The problem with that is that air from the outside is cool. Air alrerady
inside the case may not be.

> I'd _like_ to stay away from yet more fans. A lot of the "hard drive
> coolers" I see look like they just churn a bunch of already hot air.
> Others seem to be large heatsink/fan combinations that pull in air from
> the front bezel, but again it's more noise.

> Thoughts? Opinions? Will the drive live a shorter life if I just mount
> it in the 3-1/2 bay below the floppy?

Depends. Single drives firmly screwed into metal bays can be
surprisingly well cooled. The only good way to tell is to
measure:

- Run the drive at your expected maximum load. Personally I found
that modern drives don't take much more energy during seek than
during mixed r/w operation, so you can just copy a large number
of files around. Do this for at leat 10 minutes, better half an
hour.
- Measure temperature with a SMART utility (e.g. the smartmontools).
- Measure your room temperature and add the difference between current
temperature and maximum expected tempereature you want to run the
computer in to the measured HDD temperature.

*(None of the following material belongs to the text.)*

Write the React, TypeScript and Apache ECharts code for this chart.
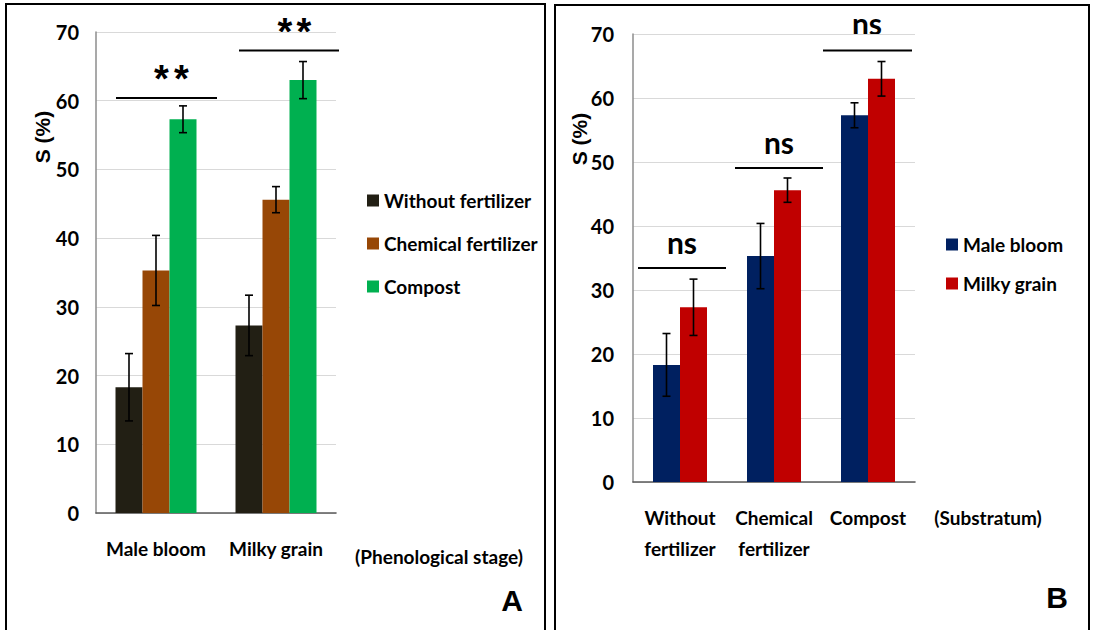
import React, { useEffect, useRef } from "react";
import * as echarts from "echarts";

// ---- data ----
const stages = ["Male bloom", "Milky grain"];
const substrates = ["Without fertilizer", "Chemical fertilizer", "Compost"];
const substrateLabels = ["Without\nfertilizer", "Chemical\nfertilizer", "Compost"];
// mean S (%) per substrate, indexed by stage [Male bloom, Milky grain]
const meanWithout = [18.3, 27.3];
const meanChemical = [35.3, 45.6];
const meanCompost = [57.3, 63.0];
// error (+/-)
const errWithout = [4.9, 4.4];
const errChemical = [5.1, 1.9];
const errCompost = [1.95, 2.7];
const yTicks = [0, 10, 20, 30, 40, 50, 60, 70];

const colorsA = ["#221f14", "#974706", "#00b050"];
const colorsB = ["#002060", "#c00000"];

const FONT = "Lato, 'Liberation Sans', Arial, sans-serif";
const BAR_W = 27;

export default function App() {
  const ref = useRef<HTMLDivElement>(null);
  useEffect(() => {
    document.body.style.margin = "0";
    const chart = echarts.init(ref.current!, null, { renderer: "svg" });
    const meansBySub = [meanWithout, meanChemical, meanCompost];
    const errsBySub = [errWithout, errChemical, errCompost];

    const barsA = substrates.map((s, si) => ({
      name: s,
      type: "bar",
      xAxisIndex: 0,
      yAxisIndex: 0,
      barWidth: BAR_W,
      barGap: "0%",
      itemStyle: { color: colorsA[si] },
      data: meansBySub[si],
    }));
    const errDataA: number[][] = [];
    substrates.forEach((_, si) =>
      stages.forEach((_, ci) => errDataA.push([ci, si, meansBySub[si][ci], errsBySub[si][ci]]))
    );
    const barsB = stages.map((st, ci) => ({
      name: st,
      type: "bar",
      xAxisIndex: 1,
      yAxisIndex: 1,
      barWidth: BAR_W,
      barGap: "0%",
      itemStyle: { color: colorsB[ci] },
      data: meansBySub.map((m) => m[ci]),
    }));
    const errDataB: number[][] = [];
    stages.forEach((_, ci) =>
      substrates.forEach((_, si) => errDataB.push([si, ci, meansBySub[si][ci], errsBySub[si][ci]]))
    );

    const makeErr = (n: number) => (params: any, api: any) => {
      const cat = api.value(0);
      const idx = api.value(1);
      const mean = api.value(2);
      const err = api.value(3);
      const c = api.coord([cat, mean]);
      const x = c[0] + (idx - (n - 1) / 2) * BAR_W;
      const hi = api.coord([cat, mean + err])[1];
      const lo = api.coord([cat, mean - err])[1];
      const st = { stroke: "#000", lineWidth: 1.6 };
      return {
        type: "group",
        children: [
          { type: "line", shape: { x1: x, y1: hi, x2: x, y2: lo }, style: st },
          { type: "line", shape: { x1: x - 4, y1: hi, x2: x + 4, y2: hi }, style: st },
          { type: "line", shape: { x1: x - 4, y1: lo, x2: x + 4, y2: lo }, style: st },
        ],
      };
    };

    const yAxisBase = (margin: number, idx: number) => ({
      type: "value",
      gridIndex: idx,
      min: 0,
      max: 70,
      interval: 10,
      axisLine: { show: true, lineStyle: { color: "#8c8c8c", width: 1.5 } },
      axisTick: { show: false },
      splitLine: { lineStyle: { color: "#d9d9d9", width: 1.2 } },
      axisLabel: {
        color: "#000",
        fontFamily: FONT,
        fontWeight: "bold",
        fontSize: 20,
        margin,
        formatter: (v: number) => (yTicks.includes(v) ? String(v) : ""),
      },
    });
    const xAxisBase = (idx: number, data: string[]) => ({
      type: "category",
      gridIndex: idx,
      data,
      axisLine: { show: true, lineStyle: { color: "#595959", width: 1.6 } },
      axisTick: { show: false },
      axisLabel: {
        color: "#000",
        fontFamily: FONT,
        fontWeight: "bold",
        fontSize: 19,
        lineHeight: 31,
        margin: 20,
        interval: 0,
      },
    });

    const txt = (x: number, y: number, text: string, size: number, extra: any = {}) => ({
      type: "text",
      x,
      y,
      style: {
        text,
        fill: "#000",
        font: `bold ${size}px ${extra.family || FONT}`,
        textAlign: extra.align || "center",
        textVerticalAlign: "middle",
      },
      rotation: extra.rotation || 0,
    });
    const ln = (x1: number, y1: number, x2: number, y2: number) => ({
      type: "line",
      shape: { x1, y1, x2, y2 },
      style: { stroke: "#000", lineWidth: 2 },
    });
    const ARIAL = "'Liberation Sans', Arial";

    const legendText = { fontFamily: FONT, fontWeight: "bold", fontSize: 19, color: "#000" };

    chart.setOption({
      animation: false,
      grid: [
        { left: 96, top: 32, width: 240, height: 481 },
        { left: 633, top: 34, width: 282, height: 448 },
      ],
      xAxis: [xAxisBase(0, stages), xAxisBase(1, substrateLabels)],
      yAxis: [yAxisBase(17, 0), yAxisBase(19, 1)],
      legend: [
        {
          data: substrates,
          orient: "vertical",
          left: 362,
          top: 186,
          itemWidth: 12,
          itemHeight: 12,
          itemGap: 24,
          icon: "rect",
          selectedMode: false,
          textStyle: legendText,
        },
        {
          data: stages,
          orient: "vertical",
          left: 941,
          top: 230,
          itemWidth: 12,
          itemHeight: 12,
          itemGap: 20,
          icon: "rect",
          selectedMode: false,
          textStyle: legendText,
        },
      ],
      series: [
        ...barsA,
        {
          name: "errA",
          type: "custom",
          xAxisIndex: 0,
          yAxisIndex: 0,
          z: 10,
          renderItem: makeErr(substrates.length),
          data: errDataA,
        },
        ...barsB,
        {
          name: "errB",
          type: "custom",
          xAxisIndex: 1,
          yAxisIndex: 1,
          z: 10,
          renderItem: makeErr(stages.length),
          data: errDataB,
        },
      ],
      graphic: [
        {
          type: "rect",
          shape: { x: 6, y: 4, width: 539, height: 660 },
          style: { fill: "none", stroke: "#000", lineWidth: 2 },
        },
        {
          type: "rect",
          shape: { x: 555, y: 5, width: 534, height: 660 },
          style: { fill: "none", stroke: "#000", lineWidth: 2 },
        },
        // Panel A annotations
        ln(116, 98, 217, 98),
        ln(239, 50.5, 339, 50.5),
        txt(161.5, 79, "*", 38, { family: ARIAL }),
        txt(181.5, 79, "*", 38, { family: ARIAL }),
        txt(285, 32, "*", 38, { family: ARIAL }),
        txt(304, 32, "*", 38, { family: ARIAL }),
        txt(42, 137, "S (%)", 21, { rotation: Math.PI / 2, family: ARIAL }),
        txt(439, 556, "(Phenological stage)", 19),
        txt(512, 600, "A", 30, { family: ARIAL }),
        // Panel B annotations
        ln(638, 268, 726, 268),
        ln(735, 168, 823, 168),
        ln(823, 50.5, 912, 50.5),
        txt(682, 242, "ns", 30),
        txt(779, 142, "ns", 30),
        txt(867, 23, "ns", 30),
        txt(579, 139, "S (%)", 21, { rotation: Math.PI / 2, family: ARIAL }),
        txt(988, 517, "(Substratum)", 19),
        txt(1057, 597, "B", 30, { family: ARIAL }),
      ],
    });
    return () => chart.dispose();
  }, []);
  return <div ref={ref} style={{ width: 1097, height: 630 }} />;
}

If the result is over 55C you should definitely get better cooling.
Mosts HDDs will start to have significantly shorter lifes when run
over 55C...60C.

If you find this procedure is too complicated, the just get reasonable
airflow from the outside to your drive. Since most people are not
willing or able to do reasonable measurements, the general recomendation
is more cooling than strictly necessary.